* **What to produce**
Extract the lines from the start through the line that holds "(0,0) rectangle (994,832);", both included, omitting all images.

* **Provided data**

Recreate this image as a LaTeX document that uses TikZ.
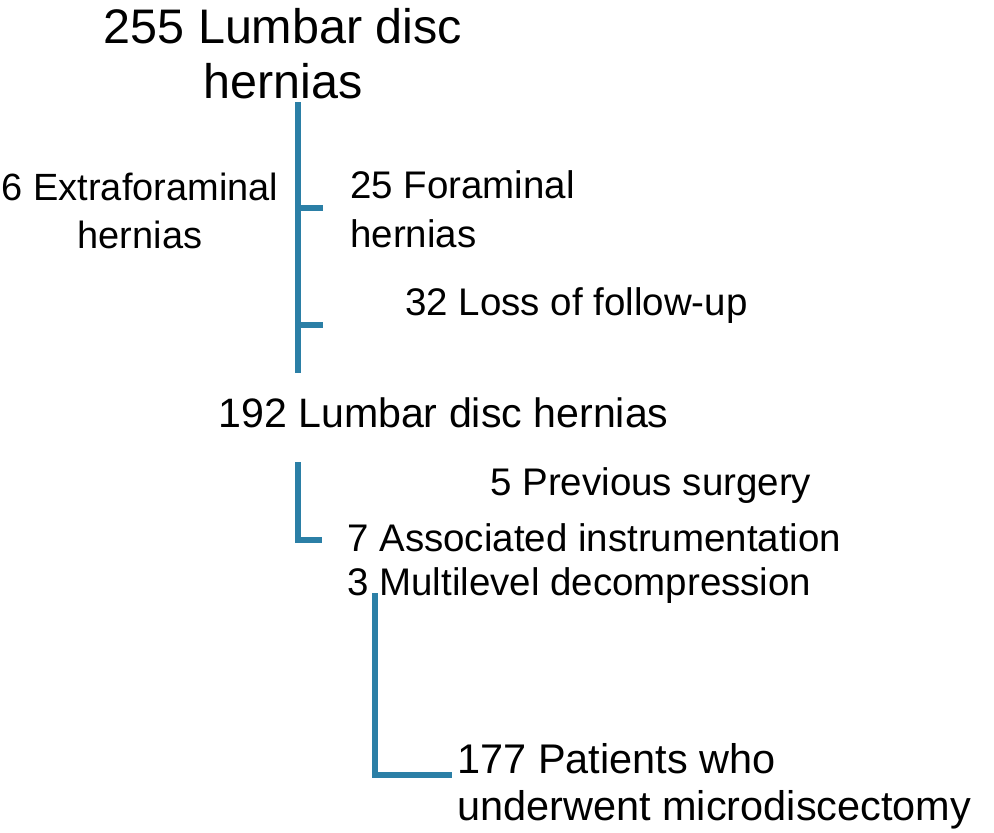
\documentclass[tikz,border=0pt]{standalone}
\usepackage{fontspec}
\setmainfont{Liberation Sans}
\usetikzlibrary{positioning}
\definecolor{bracket}{HTML}{2B7FA6}

\begin{document}
\begin{tikzpicture}[x=0.02cm, y=-0.02cm,
  lbl/.style={inner sep=0pt, anchor=base west, font=\fontsize{#1}{#1}\selectfont},
  lbl/.default=21.9pt,
  brk/.style={line width=3pt, bracket}
]
  \useasboundingbox (0,0) rectangle (994,832);

  % labels (base anchor = last line)
  \node[inner sep=0pt, anchor=base, align=center, font=\fontsize{27.6pt}{31.2pt}\selectfont] (total) at (283,98) {255 Lumbar disc\\hernias};
  \node[inner sep=0pt, anchor=base, align=center, font=\fontsize{21.6pt}{26.8pt}\selectfont] (extra) at (140,248) {6 Extraforaminal\\hernias};
  \node[inner sep=0pt, anchor=base west, align=left, font=\fontsize{21.9pt}{27.8pt}\selectfont] (foram) at (350,247) {25 Foraminal\\hernias};
  \node[lbl] (loss) at (405,315) {32 Loss of follow-up};
  \node[lbl=23.4pt] (mid) at (218,427) {192 Lumbar disc hernias};
  \node[lbl] (prev) at (490,495) {5 Previous surgery};
  \node[inner sep=0pt, anchor=base west, align=left, font=\fontsize{21.9pt}{24.5pt}\selectfont] (instr) at (347,595) {7 Associated instrumentation\\3 Multilevel decompression};
  \node[inner sep=0pt, anchor=base west, align=left, font=\fontsize{23.6pt}{26.7pt}\selectfont] (final) at (457,820) {177 Patients who\\underwent microdiscectomy};

  % bracket points
  \coordinate (a1) at (298,102);
  \coordinate (a2) at (298,373);
  \coordinate (t1) at (298,208);
  \coordinate (t1e) at (323,208);
  \coordinate (t2) at (298,325);
  \coordinate (t2e) at (323,325);
  \coordinate (b1) at (298,462);
  \coordinate (b2) at (298,540);
  \coordinate (b3) at (322,540);
  \coordinate (c1) at (375,593);
  \coordinate (c2) at (375,775);
  \coordinate (c3) at (452,775);

  \draw[brk] (a1) -- (a2);
  \draw[brk] (t1) -- (t1e);
  \draw[brk] (t2) -- (t2e);
  \draw[brk] (b1) -- (b2) -- (b3);
  \draw[brk] (c1) -- (c2) -- (c3);
\end{tikzpicture}
\end{document}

* **Solution for this exercise**
Recreate this image as a LaTeX document that uses TikZ.
\documentclass[tikz,border=0pt]{standalone}
\usepackage{fontspec}
\setmainfont{Liberation Sans}
\usetikzlibrary{positioning}
\definecolor{bracket}{HTML}{2B7FA6}

\begin{document}
\begin{tikzpicture}[x=0.02cm, y=-0.02cm,
  lbl/.style={inner sep=0pt, anchor=base west, font=\fontsize{#1}{#1}\selectfont},
  lbl/.default=21.9pt,
  brk/.style={line width=3pt, bracket}
]
  \useasboundingbox (0,0) rectangle (994,832);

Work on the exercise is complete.